-- Start of Provided material --

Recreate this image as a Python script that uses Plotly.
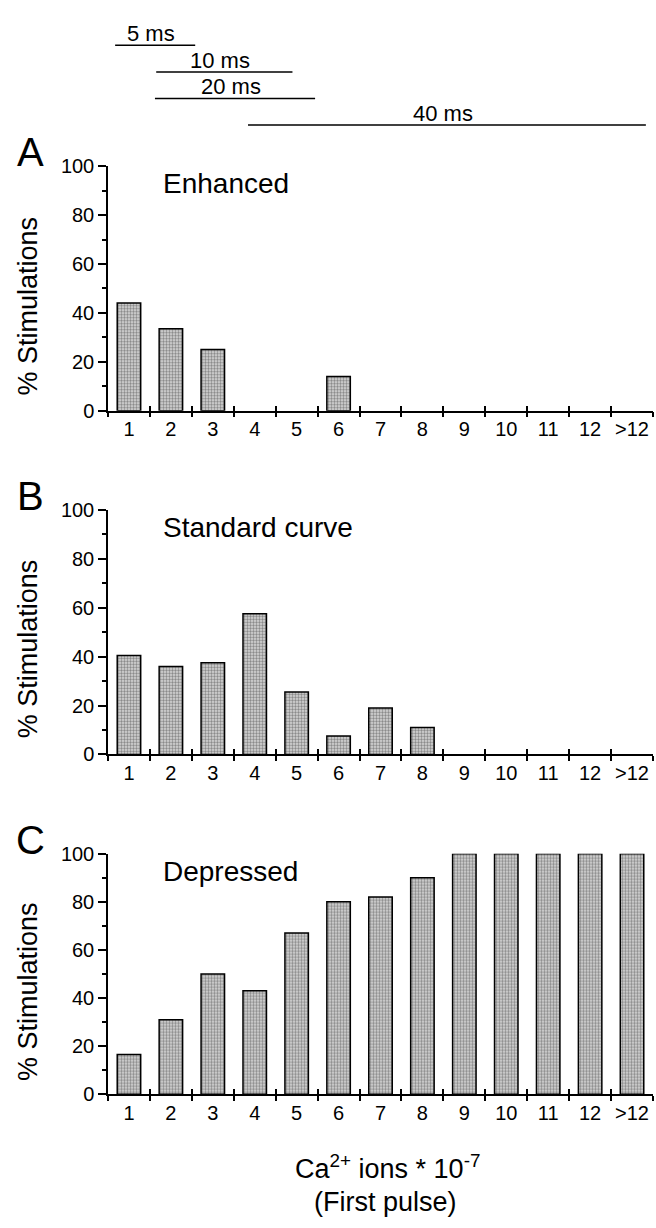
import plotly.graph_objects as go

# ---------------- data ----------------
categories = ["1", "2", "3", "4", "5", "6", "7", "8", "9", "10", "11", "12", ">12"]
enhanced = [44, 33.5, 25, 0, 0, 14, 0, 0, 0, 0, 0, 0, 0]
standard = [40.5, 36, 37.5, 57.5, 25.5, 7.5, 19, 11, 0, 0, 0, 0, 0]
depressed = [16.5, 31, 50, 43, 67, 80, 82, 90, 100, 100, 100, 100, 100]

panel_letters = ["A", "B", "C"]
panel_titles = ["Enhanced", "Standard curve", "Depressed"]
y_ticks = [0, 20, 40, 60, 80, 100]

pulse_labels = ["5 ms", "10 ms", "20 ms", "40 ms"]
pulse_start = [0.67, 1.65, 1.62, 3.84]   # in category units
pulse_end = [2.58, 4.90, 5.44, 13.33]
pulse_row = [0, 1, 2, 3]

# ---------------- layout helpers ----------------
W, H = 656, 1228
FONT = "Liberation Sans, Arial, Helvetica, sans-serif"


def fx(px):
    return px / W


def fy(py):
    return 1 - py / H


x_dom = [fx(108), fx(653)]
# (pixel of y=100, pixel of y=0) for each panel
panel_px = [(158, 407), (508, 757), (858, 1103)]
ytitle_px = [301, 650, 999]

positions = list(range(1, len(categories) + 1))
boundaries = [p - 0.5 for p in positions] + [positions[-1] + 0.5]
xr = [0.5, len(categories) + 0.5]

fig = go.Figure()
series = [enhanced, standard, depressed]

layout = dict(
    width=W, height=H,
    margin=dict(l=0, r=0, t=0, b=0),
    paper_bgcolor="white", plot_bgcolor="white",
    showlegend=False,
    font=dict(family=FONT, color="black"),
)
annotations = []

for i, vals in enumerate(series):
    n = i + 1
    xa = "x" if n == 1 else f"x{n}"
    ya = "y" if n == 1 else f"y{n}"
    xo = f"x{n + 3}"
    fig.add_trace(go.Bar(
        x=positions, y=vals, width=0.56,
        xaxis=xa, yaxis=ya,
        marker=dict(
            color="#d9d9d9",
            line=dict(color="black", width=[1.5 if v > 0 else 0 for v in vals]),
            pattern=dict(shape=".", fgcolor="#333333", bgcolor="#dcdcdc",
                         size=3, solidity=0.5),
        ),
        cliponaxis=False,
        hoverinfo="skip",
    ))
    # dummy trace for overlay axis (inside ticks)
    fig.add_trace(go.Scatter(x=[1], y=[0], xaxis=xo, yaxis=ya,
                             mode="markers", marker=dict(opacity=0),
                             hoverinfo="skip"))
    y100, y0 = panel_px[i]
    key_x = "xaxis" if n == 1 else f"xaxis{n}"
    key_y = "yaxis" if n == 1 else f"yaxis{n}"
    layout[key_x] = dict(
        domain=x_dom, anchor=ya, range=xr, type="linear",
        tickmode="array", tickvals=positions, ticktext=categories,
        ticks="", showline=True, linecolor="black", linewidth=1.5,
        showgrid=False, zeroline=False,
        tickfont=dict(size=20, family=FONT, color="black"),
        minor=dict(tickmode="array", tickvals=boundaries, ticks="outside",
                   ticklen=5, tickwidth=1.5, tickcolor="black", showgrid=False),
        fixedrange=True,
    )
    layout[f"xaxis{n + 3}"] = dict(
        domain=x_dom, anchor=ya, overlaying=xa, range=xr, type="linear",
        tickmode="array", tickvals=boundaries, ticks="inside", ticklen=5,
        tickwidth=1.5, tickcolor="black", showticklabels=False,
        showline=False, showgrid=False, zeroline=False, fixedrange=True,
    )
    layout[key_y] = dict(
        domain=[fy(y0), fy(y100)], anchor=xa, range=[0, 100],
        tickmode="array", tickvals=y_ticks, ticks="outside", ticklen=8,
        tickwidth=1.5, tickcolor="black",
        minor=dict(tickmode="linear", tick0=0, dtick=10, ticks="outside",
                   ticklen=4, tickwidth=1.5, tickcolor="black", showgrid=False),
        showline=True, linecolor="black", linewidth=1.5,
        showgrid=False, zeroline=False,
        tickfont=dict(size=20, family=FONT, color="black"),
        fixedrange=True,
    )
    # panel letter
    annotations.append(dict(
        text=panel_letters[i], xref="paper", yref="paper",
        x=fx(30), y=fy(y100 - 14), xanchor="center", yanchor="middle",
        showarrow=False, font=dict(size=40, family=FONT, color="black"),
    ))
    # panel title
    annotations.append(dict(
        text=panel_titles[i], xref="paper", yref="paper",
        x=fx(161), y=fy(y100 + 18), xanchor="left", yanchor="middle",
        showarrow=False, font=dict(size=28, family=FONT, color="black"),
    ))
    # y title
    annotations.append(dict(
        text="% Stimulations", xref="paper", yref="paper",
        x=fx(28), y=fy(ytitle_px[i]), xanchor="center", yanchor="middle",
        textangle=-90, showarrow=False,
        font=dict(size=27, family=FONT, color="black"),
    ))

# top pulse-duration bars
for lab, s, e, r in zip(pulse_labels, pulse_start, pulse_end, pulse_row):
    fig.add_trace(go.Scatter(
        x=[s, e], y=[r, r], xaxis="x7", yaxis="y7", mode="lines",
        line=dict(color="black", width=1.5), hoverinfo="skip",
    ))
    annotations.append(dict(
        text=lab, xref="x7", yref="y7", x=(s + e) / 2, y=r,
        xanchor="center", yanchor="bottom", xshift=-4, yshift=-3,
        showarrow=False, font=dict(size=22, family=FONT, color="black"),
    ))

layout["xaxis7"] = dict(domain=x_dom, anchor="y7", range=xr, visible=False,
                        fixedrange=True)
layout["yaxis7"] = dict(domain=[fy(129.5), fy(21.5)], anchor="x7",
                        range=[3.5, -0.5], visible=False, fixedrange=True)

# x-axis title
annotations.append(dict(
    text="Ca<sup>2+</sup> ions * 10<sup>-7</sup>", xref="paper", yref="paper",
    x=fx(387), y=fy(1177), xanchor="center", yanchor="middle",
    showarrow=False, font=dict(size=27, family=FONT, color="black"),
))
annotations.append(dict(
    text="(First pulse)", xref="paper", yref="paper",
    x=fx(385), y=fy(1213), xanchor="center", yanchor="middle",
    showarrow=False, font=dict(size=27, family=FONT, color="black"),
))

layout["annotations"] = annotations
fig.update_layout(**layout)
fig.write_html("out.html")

-- End of Provided material --

Exercise | From the first line above to the line containing "annotations = []", repeat each line exactly. Pictures stay out.

Response to this task |
Recreate this image as a Python script that uses Plotly.
import plotly.graph_objects as go

# ---------------- data ----------------
categories = ["1", "2", "3", "4", "5", "6", "7", "8", "9", "10", "11", "12", ">12"]
enhanced = [44, 33.5, 25, 0, 0, 14, 0, 0, 0, 0, 0, 0, 0]
standard = [40.5, 36, 37.5, 57.5, 25.5, 7.5, 19, 11, 0, 0, 0, 0, 0]
depressed = [16.5, 31, 50, 43, 67, 80, 82, 90, 100, 100, 100, 100, 100]

panel_letters = ["A", "B", "C"]
panel_titles = ["Enhanced", "Standard curve", "Depressed"]
y_ticks = [0, 20, 40, 60, 80, 100]

pulse_labels = ["5 ms", "10 ms", "20 ms", "40 ms"]
pulse_start = [0.67, 1.65, 1.62, 3.84]   # in category units
pulse_end = [2.58, 4.90, 5.44, 13.33]
pulse_row = [0, 1, 2, 3]

# ---------------- layout helpers ----------------
W, H = 656, 1228
FONT = "Liberation Sans, Arial, Helvetica, sans-serif"


def fx(px):
    return px / W


def fy(py):
    return 1 - py / H


x_dom = [fx(108), fx(653)]
# (pixel of y=100, pixel of y=0) for each panel
panel_px = [(158, 407), (508, 757), (858, 1103)]
ytitle_px = [301, 650, 999]

positions = list(range(1, len(categories) + 1))
boundaries = [p - 0.5 for p in positions] + [positions[-1] + 0.5]
xr = [0.5, len(categories) + 0.5]

fig = go.Figure()
series = [enhanced, standard, depressed]

layout = dict(
    width=W, height=H,
    margin=dict(l=0, r=0, t=0, b=0),
    paper_bgcolor="white", plot_bgcolor="white",
    showlegend=False,
    font=dict(family=FONT, color="black"),
)
annotations = []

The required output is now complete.